# Pics of my '97 Maxima



## Evolution-Autodesign (Dec 9, 2002)

http://www.evolution-autodesign.com/projects/maxima.htm

It's about to be redone almost totally. We're redoing all the bodywork, fiberglassing the stereo, doing fiberglass in the interior, and chroming out more of the engine. Plus hopefully I'll be upping the boost some more and getting a few more go fast parts over the winter.


----------



## shane (Jul 10, 2002)

Lookin' nice! Good work. I really like how the exhaust tip is kinda molded into the rear bumper. And of course, love the supercharger!!!


----------



## ImportCarTuner (Jun 9, 2002)

Phat Maxima bro... love the exterior color.


----------



## Evolution-Autodesign (Dec 9, 2002)

Thanks, it's a Lexus blue. Spectra Mica Blue or something like that. 



importcartuner said:


> *Phat Maxima bro... love the exterior color. *


----------



## 1CLNB14 (Apr 30, 2002)

Very nice.
You've done a very good job with the Max.


----------



## Slurppie (Oct 15, 2002)

damn, that looks sweet.


----------



## MP2050 (May 1, 2002)

VERY Clean I likes wut you've done and your future mods would have been my suggestions :thumbup: 

Nice color choce too....


----------



## JT200SX-N-FX (May 30, 2002)

Now that's what I call Maxed out!! By the way, can I have one of your sponsors j/k!!!


----------



## andre (Apr 30, 2002)

Everybody's Levoc shifter seems shorter than mine....did you do any modification to it?


----------



## maxedout97maxima (Dec 2, 2002)

Hello Jeff welcome to the forums here!




another cool Maxima.....


----------



## Evolution-Autodesign (Dec 9, 2002)

No, just bolted it in. It's actually taller than the stock shifter was, maybe the angle makes it look lower. I'm actually planning to cut it a little bit, maybe an inch or so.



andre said:


> *Everybody's Levoc shifter seems shorter than mine....did you do any modification to it? *


----------



## andre (Apr 30, 2002)

Me too...i'm gonna cut mine about 3 inches...if possible....in the spring time.


----------



## sentra94xe (May 6, 2002)

Hey Evo --- how much was the Vortech SC, and did you put it in yourself? I'm considering a Maxima (your body style) for a next car, and if so may go SC. I know Stillen also has a kit. Why did you go Vortech and not Stillen? Curious, PM me if you wish. Thx.

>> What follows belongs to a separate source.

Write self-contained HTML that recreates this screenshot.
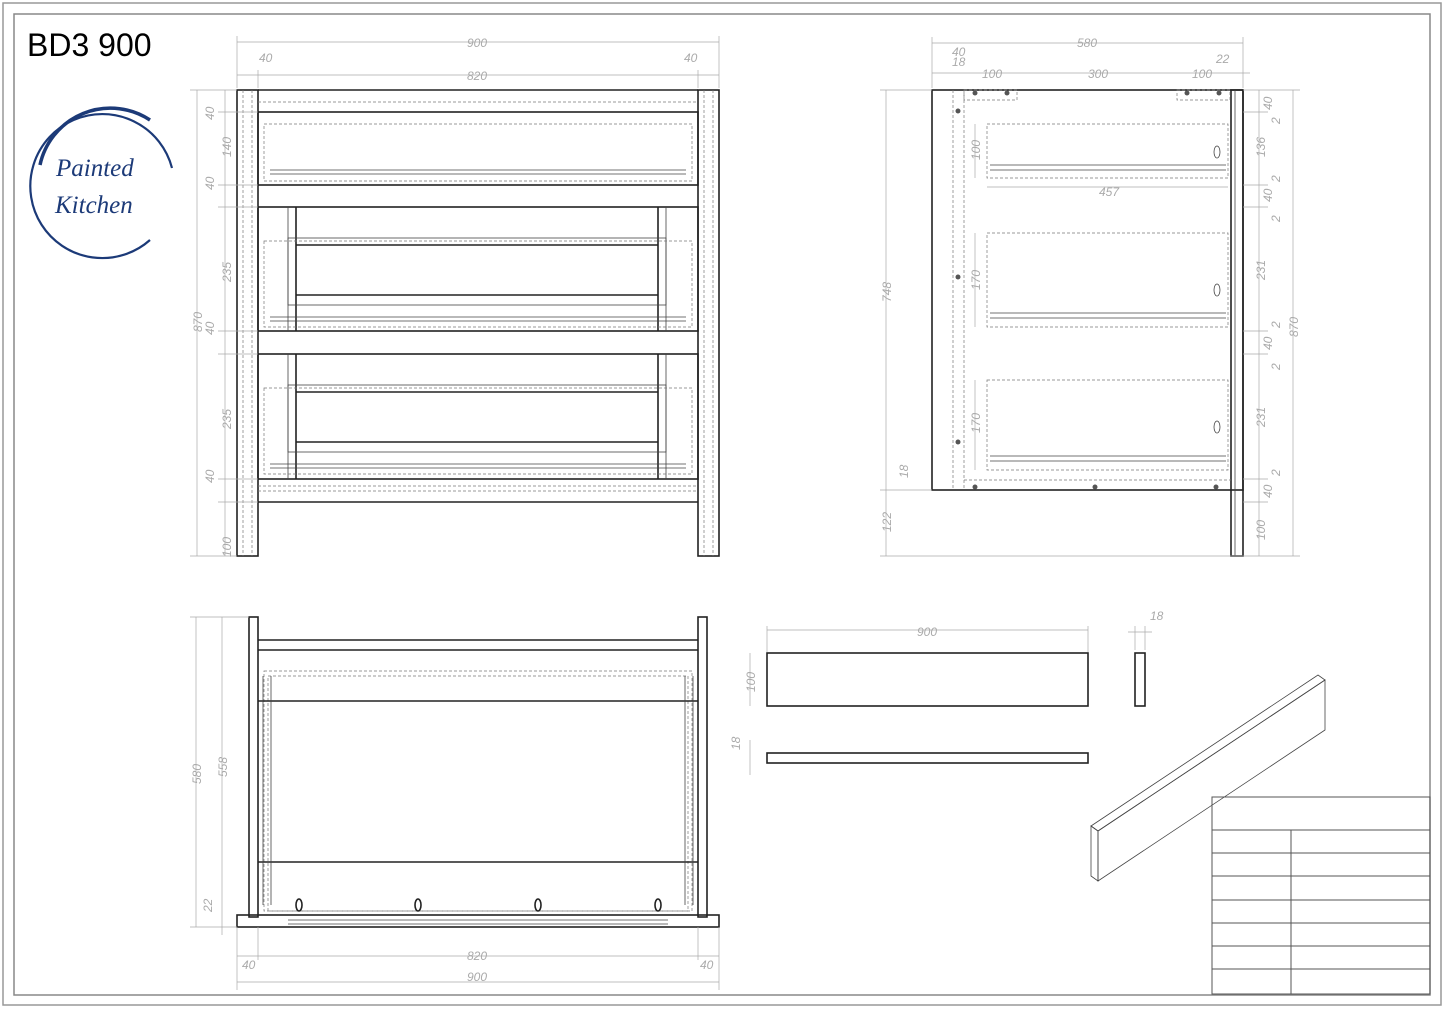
<!DOCTYPE html>
<html><head><meta charset="utf-8"><style>
html,body{margin:0;padding:0;background:#fff;}
svg{display:block;}
.k{stroke:#222;fill:none;stroke-width:1.6}
.t{stroke:#444;fill:none;stroke-width:0.8}
.d{stroke:#777;fill:none;stroke-width:0.7;stroke-dasharray:3 2}
.m{stroke:#aaa;fill:none;stroke-width:0.7}
.tx{fill:#aaa;font-family:"Liberation Sans",sans-serif;font-size:12px;font-style:italic}
</style></head><body>
<svg width="1445" height="1009" viewBox="0 0 1445 1009" xmlns="http://www.w3.org/2000/svg">
<rect x="3" y="3" width="1438" height="1002" fill="none" stroke="#999" stroke-width="1.5"/>
<rect x="14" y="14" width="1416" height="981" fill="none" stroke="#888" stroke-width="1.5"/>
<text x="27" y="56" font-family="Liberation Sans, sans-serif" font-size="32" fill="#000">BD3 900</text>
<!-- logo -->
<path d="M172,168 A72,72 0 1 0 150,240" fill="none" stroke="#1c3a78" stroke-width="2.2"/>
<path d="M40,165 A72,72 0 0 1 150,120" fill="none" stroke="#1c3a78" stroke-width="3.5"/>
<text x="56" y="176" font-family="Liberation Serif, serif" font-style="italic" font-size="25" fill="#1c3a78">Painted</text>
<text x="55" y="213" font-family="Liberation Serif, serif" font-style="italic" font-size="25" fill="#1c3a78">Kitchen</text>

<!-- FRONT VIEW -->
<g>
<rect class="k" x="237" y="90" width="21" height="466"/>
<rect class="k" x="698" y="90" width="21" height="466"/>
<line class="d" x1="243" y1="90" x2="243" y2="556"/><line class="d" x1="252" y1="90" x2="252" y2="556"/>
<line class="d" x1="704" y1="90" x2="704" y2="556"/><line class="d" x1="713" y1="90" x2="713" y2="556"/>
<line class="k" x1="258" y1="90" x2="698" y2="90"/>
<line class="d" x1="258" y1="102" x2="698" y2="102"/>
<rect class="k" x="258" y="112" width="440" height="73"/>
<rect class="d" x="264" y="124" width="428" height="57"/>
<line class="t" x1="270" y1="170" x2="686" y2="170"/><line class="t" x1="270" y1="174" x2="686" y2="174"/>
<rect class="k" x="258" y="207" width="440" height="124"/>
<line class="k" x1="296" y1="207" x2="296" y2="331"/><line class="k" x1="658" y1="207" x2="658" y2="331"/>
<line class="t" x1="288" y1="207" x2="288" y2="331"/><line class="t" x1="666" y1="207" x2="666" y2="331"/>
<rect class="t" x="288" y="238" width="378" height="67"/>
<line class="k" x1="296" y1="245" x2="658" y2="245"/><line class="k" x1="296" y1="295" x2="658" y2="295"/>
<rect class="d" x="264" y="241" width="428" height="86"/>
<line class="t" x1="270" y1="317" x2="686" y2="317"/><line class="t" x1="270" y1="321" x2="686" y2="321"/>
<rect class="k" x="258" y="354" width="440" height="125"/>
<line class="k" x1="296" y1="354" x2="296" y2="479"/><line class="k" x1="658" y1="354" x2="658" y2="479"/>
<line class="t" x1="288" y1="354" x2="288" y2="479"/><line class="t" x1="666" y1="354" x2="666" y2="479"/>
<rect class="t" x="288" y="385" width="378" height="67"/>
<line class="k" x1="296" y1="392" x2="658" y2="392"/><line class="k" x1="296" y1="442" x2="658" y2="442"/>
<rect class="d" x="264" y="388" width="428" height="86"/>
<line class="t" x1="270" y1="464" x2="686" y2="464"/><line class="t" x1="270" y1="468" x2="686" y2="468"/>
<line class="d" x1="258" y1="486" x2="698" y2="486"/><line class="d" x1="258" y1="491" x2="698" y2="491"/>
<line class="k" x1="258" y1="502" x2="698" y2="502"/>
<!-- dims -->
<line class="m" x1="237" y1="42" x2="719" y2="42"/><line class="m" x1="237" y1="36" x2="237" y2="88"/><line class="m" x1="719" y1="36" x2="719" y2="88"/>
<text class="tx" x="467" y="47">900</text>
<line class="m" x1="237" y1="75" x2="719" y2="75"/><line class="m" x1="258" y1="70" x2="258" y2="88"/><line class="m" x1="698" y1="70" x2="698" y2="88"/>
<text class="tx" x="467" y="80">820</text>
<text class="tx" x="259" y="62">40</text><text class="tx" x="684" y="62">40</text>
<line class="m" x1="197" y1="90" x2="197" y2="556"/><line class="m" x1="190" y1="90" x2="237" y2="90"/><line class="m" x1="190" y1="556" x2="237" y2="556"/>
<line class="m" x1="225" y1="90" x2="225" y2="556"/>
<g class="m"><line x1="218" y1="112" x2="258" y2="112"/><line x1="218" y1="185" x2="258" y2="185"/><line x1="218" y1="207" x2="258" y2="207"/><line x1="218" y1="331" x2="258" y2="331"/><line x1="218" y1="354" x2="258" y2="354"/><line x1="218" y1="479" x2="258" y2="479"/><line x1="218" y1="502" x2="258" y2="502"/></g>
<g class="tx">
<text transform="translate(202,332) rotate(-90)">870</text>
<text transform="translate(214,120) rotate(-90)">40</text>
<text transform="translate(231,157) rotate(-90)">140</text>
<text transform="translate(214,190) rotate(-90)">40</text>
<text transform="translate(231,282) rotate(-90)">235</text>
<text transform="translate(214,335) rotate(-90)">40</text>
<text transform="translate(231,429) rotate(-90)">235</text>
<text transform="translate(214,483) rotate(-90)">40</text>
<text transform="translate(231,557) rotate(-90)">100</text>
</g>
</g>

<!-- SIDE VIEW -->
<g>
<rect class="k" x="932" y="90" width="311" height="400"/>
<rect class="k" x="1231" y="90" width="12" height="466"/>
<line class="t" x1="1235" y1="90" x2="1235" y2="556"/>
<line class="d" x1="953" y1="90" x2="953" y2="490"/><line class="d" x1="964" y1="90" x2="964" y2="490"/>
<rect class="d" x="964" y="90" width="53" height="10"/><rect class="d" x="1177" y="90" width="53" height="10"/>
<line class="d" x1="964" y1="480" x2="1231" y2="480"/>
<rect class="d" x="987" y="124" width="241" height="54"/>
<line class="t" x1="990" y1="165" x2="1226" y2="165"/><line class="t" x1="990" y1="170" x2="1226" y2="170"/>
<rect class="d" x="987" y="233" width="241" height="94"/>
<line class="t" x1="990" y1="313" x2="1226" y2="313"/><line class="t" x1="990" y1="318" x2="1226" y2="318"/>
<rect class="d" x="987" y="380" width="241" height="90"/>
<line class="t" x1="990" y1="456" x2="1226" y2="456"/><line class="t" x1="990" y1="461" x2="1226" y2="461"/>
<ellipse class="t" cx="1217" cy="152" rx="3" ry="6"/><ellipse class="t" cx="1217" cy="290" rx="3" ry="6"/><ellipse class="t" cx="1217" cy="427" rx="3" ry="6"/>
<g fill="#555"><circle cx="958" cy="111" r="2.5"/><circle cx="958" cy="277" r="2.5"/><circle cx="958" cy="442" r="2.5"/><circle cx="975" cy="93" r="2.5"/><circle cx="1007" cy="93" r="2.5"/><circle cx="1187" cy="93" r="2.5"/><circle cx="1219" cy="93" r="2.5"/><circle cx="975" cy="487" r="2.5"/><circle cx="1095" cy="487" r="2.5"/><circle cx="1216" cy="487" r="2.5"/></g>
<line class="m" x1="932" y1="43" x2="1243" y2="43"/><line class="m" x1="932" y1="37" x2="932" y2="88"/><line class="m" x1="1243" y1="37" x2="1243" y2="88"/>
<text class="tx" x="1077" y="47">580</text>
<line class="m" x1="932" y1="73" x2="1250" y2="73"/>
<text class="tx" x="952" y="56">40</text><text class="tx" x="952" y="66">18</text>
<text class="tx" x="982" y="78">100</text><text class="tx" x="1088" y="78">300</text><text class="tx" x="1192" y="78">100</text><text class="tx" x="1216" y="63">22</text>
<line class="m" x1="886" y1="90" x2="886" y2="556"/><line class="m" x1="880" y1="90" x2="932" y2="90"/><line class="m" x1="880" y1="490" x2="932" y2="490"/><line class="m" x1="880" y1="556" x2="1300" y2="556"/>
<text class="tx" transform="translate(891,302) rotate(-90)">748</text>
<text class="tx" transform="translate(891,532) rotate(-90)">122</text>
<text class="tx" transform="translate(908,478) rotate(-90)">18</text>
<line class="m" x1="975" y1="124" x2="975" y2="178"/><text class="tx" transform="translate(980,160) rotate(-90)">100</text>
<line class="m" x1="975" y1="233" x2="975" y2="327"/><text class="tx" transform="translate(980,290) rotate(-90)">170</text>
<line class="m" x1="975" y1="380" x2="975" y2="470"/><text class="tx" transform="translate(980,433) rotate(-90)">170</text>
<line class="m" x1="987" y1="187" x2="1228" y2="187"/><text class="tx" x="1099" y="196">457</text>
<line class="m" x1="1259" y1="90" x2="1259" y2="556"/><line class="m" x1="1293" y1="90" x2="1293" y2="556"/>
<line class="m" x1="1243" y1="90" x2="1300" y2="90"/>
<g class="m"><line x1="1243" y1="112" x2="1268" y2="112"/><line x1="1243" y1="185" x2="1268" y2="185"/><line x1="1243" y1="207" x2="1268" y2="207"/><line x1="1243" y1="331" x2="1268" y2="331"/><line x1="1243" y1="354" x2="1268" y2="354"/><line x1="1243" y1="479" x2="1268" y2="479"/><line x1="1243" y1="502" x2="1268" y2="502"/></g>
<g class="tx">
<text transform="translate(1272,110) rotate(-90)">40</text><text transform="translate(1280,124) rotate(-90)">2</text>
<text transform="translate(1265,157) rotate(-90)">136</text>
<text transform="translate(1280,182) rotate(-90)">2</text><text transform="translate(1272,202) rotate(-90)">40</text><text transform="translate(1280,222) rotate(-90)">2</text>
<text transform="translate(1265,280) rotate(-90)">231</text>
<text transform="translate(1280,328) rotate(-90)">2</text><text transform="translate(1272,350) rotate(-90)">40</text><text transform="translate(1280,370) rotate(-90)">2</text>
<text transform="translate(1265,427) rotate(-90)">231</text>
<text transform="translate(1280,476) rotate(-90)">2</text><text transform="translate(1272,498) rotate(-90)">40</text>
<text transform="translate(1265,540) rotate(-90)">100</text>
<text transform="translate(1298,337) rotate(-90)">870</text>
</g>
</g>

<!-- TOP VIEW -->
<g>
<rect class="k" x="249" y="617" width="9" height="300"/>
<rect class="k" x="698" y="617" width="9" height="300"/>
<line class="k" x1="258" y1="640" x2="698" y2="640"/><line class="k" x1="258" y1="650" x2="698" y2="650"/>
<rect class="d" x="264" y="671" width="428" height="240"/>
<rect class="d" x="268" y="676" width="420" height="235"/>
<line class="k" x1="258" y1="701" x2="698" y2="701"/><line class="k" x1="258" y1="862" x2="698" y2="862"/>
<line class="t" x1="263" y1="676" x2="263" y2="905"/><line class="t" x1="271" y1="676" x2="271" y2="905"/>
<line class="t" x1="685" y1="676" x2="685" y2="905"/><line class="t" x1="693" y1="676" x2="693" y2="905"/>
<rect class="k" x="237" y="915" width="482" height="12"/>
<line class="t" x1="288" y1="920" x2="668" y2="920"/><line class="t" x1="288" y1="924" x2="668" y2="924"/>
<ellipse class="k" cx="299" cy="905" rx="3" ry="6"/><ellipse class="k" cx="418" cy="905" rx="3" ry="6"/><ellipse class="k" cx="538" cy="905" rx="3" ry="6"/><ellipse class="k" cx="658" cy="905" rx="3" ry="6"/>
<line class="m" x1="196" y1="617" x2="196" y2="927"/><line class="m" x1="190" y1="617" x2="249" y2="617"/><line class="m" x1="190" y1="927" x2="237" y2="927"/>
<line class="m" x1="222" y1="617" x2="222" y2="935"/>
<text class="tx" transform="translate(201,784) rotate(-90)">580</text>
<text class="tx" transform="translate(227,777) rotate(-90)">558</text>
<text class="tx" transform="translate(212,912) rotate(-90)">22</text>
<line class="m" x1="237" y1="927" x2="237" y2="990"/><line class="m" x1="719" y1="927" x2="719" y2="990"/>
<line class="m" x1="258" y1="927" x2="258" y2="960"/><line class="m" x1="698" y1="927" x2="698" y2="960"/>
<line class="m" x1="237" y1="956" x2="719" y2="956"/><text class="tx" x="467" y="960">820</text>
<line class="m" x1="237" y1="982" x2="719" y2="982"/><text class="tx" x="467" y="981">900</text>
<text class="tx" x="242" y="969">40</text><text class="tx" x="700" y="969">40</text>
</g>

<!-- PARTS -->
<rect class="k" x="767" y="653" width="321" height="53"/>
<rect class="k" x="767" y="753" width="321" height="10"/>
<rect class="k" x="1135" y="653" width="10" height="53"/>
<line class="m" x1="767" y1="630" x2="1088" y2="630"/><line class="m" x1="767" y1="626" x2="767" y2="652"/><line class="m" x1="1088" y1="626" x2="1088" y2="652"/>
<text class="tx" x="917" y="636">900</text>
<line class="m" x1="750" y1="653" x2="750" y2="706"/><text class="tx" transform="translate(755,692) rotate(-90)">100</text>
<line class="m" x1="750" y1="740" x2="750" y2="775"/><text class="tx" transform="translate(740,750) rotate(-90)">18</text>
<line class="m" x1="1128" y1="632" x2="1152" y2="632"/><line class="m" x1="1135" y1="626" x2="1135" y2="650"/><line class="m" x1="1145" y1="626" x2="1145" y2="650"/><text class="tx" x="1150" y="620">18</text>
<polygon class="t" points="1091,826 1318,675 1325,680 1098,831" stroke-width="1"/>
<polygon class="t" points="1098,831 1325,680 1325,730 1098,881" stroke-width="1"/>
<polygon class="t" points="1091,826 1098,831 1098,881 1091,876" stroke-width="1"/>

<!-- TITLE BLOCK -->
<g stroke="#555" stroke-width="1" fill="none">
<rect x="1212" y="797" width="218" height="197"/>
<line x1="1212" y1="830" x2="1430" y2="830"/>
<line x1="1212" y1="853" x2="1430" y2="853"/>
<line x1="1212" y1="876" x2="1430" y2="876"/>
<line x1="1212" y1="900" x2="1430" y2="900"/>
<line x1="1212" y1="923" x2="1430" y2="923"/>
<line x1="1212" y1="946" x2="1430" y2="946"/>
<line x1="1212" y1="969" x2="1430" y2="969"/>
<line x1="1291" y1="830" x2="1291" y2="994"/>
</g>
</svg>
</body></html>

Almost forgot... the car looks good!  Keep up the good work.


----------



## Evolution-Autodesign (Dec 9, 2002)

Well, the kit is a Stillen. That's the only kit made for the Maxima, they use a Vortech unit. I just don't mention Stillen because I can't stand them. Every time I've ordered, they've been rude and unhelpful, so I just call it a Vortech blower so I don't have to mention them.

I got a good deal on it from someone slightly used. New, I think Avalong Racing or Southwest Autoworks has it for the cheapest.

I didn't do the original install, but later on I blew a belt and a friend and I pulled the blower and reinstalled it, so now I know how to do it. There are half a dozen writeups on how to do the install yourself, it's actually not that hard. If you read the writeups. The instructions Stillen sends suck, so don't use those. 



sentra94xe said:


> *Hey Evo --- how much was the Vortech SC, and did you put it in yourself? I'm considering a Maxima (your body style) for a next car, and if so may go SC. I know Stillen also has a kit. Why did you go Vortech and not Stillen? Curious, PM me if you wish. Thx. *


----------



## sentra94xe (May 6, 2002)

HAHA, I hear ya on the Stillen stuff. I like to refer to them as $tealin'.  I've read that doing a self-install on the SC is not that bad (as you mentioned). Thx for the quick info.

Also, glad to see you are a moderator. Welcome!


----------